### What is being asked
Write out the data below in full, unchanged, minus the images.

### Material provided
————

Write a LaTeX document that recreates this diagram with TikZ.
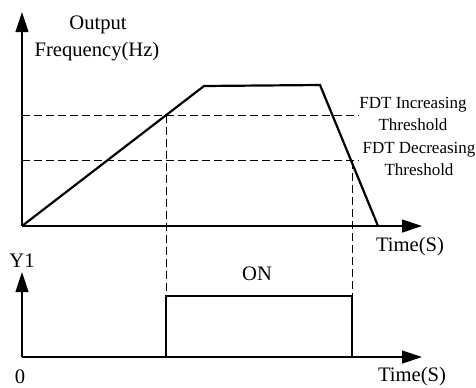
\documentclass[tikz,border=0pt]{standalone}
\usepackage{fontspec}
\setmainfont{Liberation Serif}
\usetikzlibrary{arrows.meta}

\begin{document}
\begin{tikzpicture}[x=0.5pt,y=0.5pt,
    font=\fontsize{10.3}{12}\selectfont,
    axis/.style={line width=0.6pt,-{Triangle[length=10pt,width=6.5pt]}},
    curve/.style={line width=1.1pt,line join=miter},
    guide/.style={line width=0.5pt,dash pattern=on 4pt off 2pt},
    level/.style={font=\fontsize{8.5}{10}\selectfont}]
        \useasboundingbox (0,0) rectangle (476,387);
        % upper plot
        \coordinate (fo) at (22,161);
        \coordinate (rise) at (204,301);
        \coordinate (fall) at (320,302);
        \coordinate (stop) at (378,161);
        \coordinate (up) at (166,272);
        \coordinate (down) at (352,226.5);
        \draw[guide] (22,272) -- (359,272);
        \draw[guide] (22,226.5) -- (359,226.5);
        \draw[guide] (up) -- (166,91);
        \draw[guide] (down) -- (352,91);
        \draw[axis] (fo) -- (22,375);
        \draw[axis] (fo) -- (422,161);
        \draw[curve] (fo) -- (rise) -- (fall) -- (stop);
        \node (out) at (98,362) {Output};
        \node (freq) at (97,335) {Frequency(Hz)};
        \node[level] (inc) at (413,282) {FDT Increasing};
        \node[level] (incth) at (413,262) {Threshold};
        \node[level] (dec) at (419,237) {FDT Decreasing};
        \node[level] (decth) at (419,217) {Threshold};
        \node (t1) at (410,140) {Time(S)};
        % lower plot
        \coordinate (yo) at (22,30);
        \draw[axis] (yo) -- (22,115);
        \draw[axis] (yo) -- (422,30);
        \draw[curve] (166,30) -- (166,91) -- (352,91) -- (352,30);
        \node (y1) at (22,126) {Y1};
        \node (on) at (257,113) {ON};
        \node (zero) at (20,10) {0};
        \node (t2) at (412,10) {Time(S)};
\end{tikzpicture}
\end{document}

————

### Exercise answer
Write a LaTeX document that recreates this diagram with TikZ.
\documentclass[tikz,border=0pt]{standalone}
\usepackage{fontspec}
\setmainfont{Liberation Serif}
\usetikzlibrary{arrows.meta}

\begin{document}
\begin{tikzpicture}[x=0.5pt,y=0.5pt,
    font=\fontsize{10.3}{12}\selectfont,
    axis/.style={line width=0.6pt,-{Triangle[length=10pt,width=6.5pt]}},
    curve/.style={line width=1.1pt,line join=miter},
    guide/.style={line width=0.5pt,dash pattern=on 4pt off 2pt},
    level/.style={font=\fontsize{8.5}{10}\selectfont}]
        \useasboundingbox (0,0) rectangle (476,387);
        % upper plot
        \coordinate (fo) at (22,161);
        \coordinate (rise) at (204,301);
        \coordinate (fall) at (320,302);
        \coordinate (stop) at (378,161);
        \coordinate (up) at (166,272);
        \coordinate (down) at (352,226.5);
        \draw[guide] (22,272) -- (359,272);
        \draw[guide] (22,226.5) -- (359,226.5);
        \draw[guide] (up) -- (166,91);
        \draw[guide] (down) -- (352,91);
        \draw[axis] (fo) -- (22,375);
        \draw[axis] (fo) -- (422,161);
        \draw[curve] (fo) -- (rise) -- (fall) -- (stop);
        \node (out) at (98,362) {Output};
        \node (freq) at (97,335) {Frequency(Hz)};
        \node[level] (inc) at (413,282) {FDT Increasing};
        \node[level] (incth) at (413,262) {Threshold};
        \node[level] (dec) at (419,237) {FDT Decreasing};
        \node[level] (decth) at (419,217) {Threshold};
        \node (t1) at (410,140) {Time(S)};
        % lower plot
        \coordinate (yo) at (22,30);
        \draw[axis] (yo) -- (22,115);
        \draw[axis] (yo) -- (422,30);
        \draw[curve] (166,30) -- (166,91) -- (352,91) -- (352,30);
        \node (y1) at (22,126) {Y1};
        \node (on) at (257,113) {ON};
        \node (zero) at (20,10) {0};
        \node (t2) at (412,10) {Time(S)};
\end{tikzpicture}
\end{document}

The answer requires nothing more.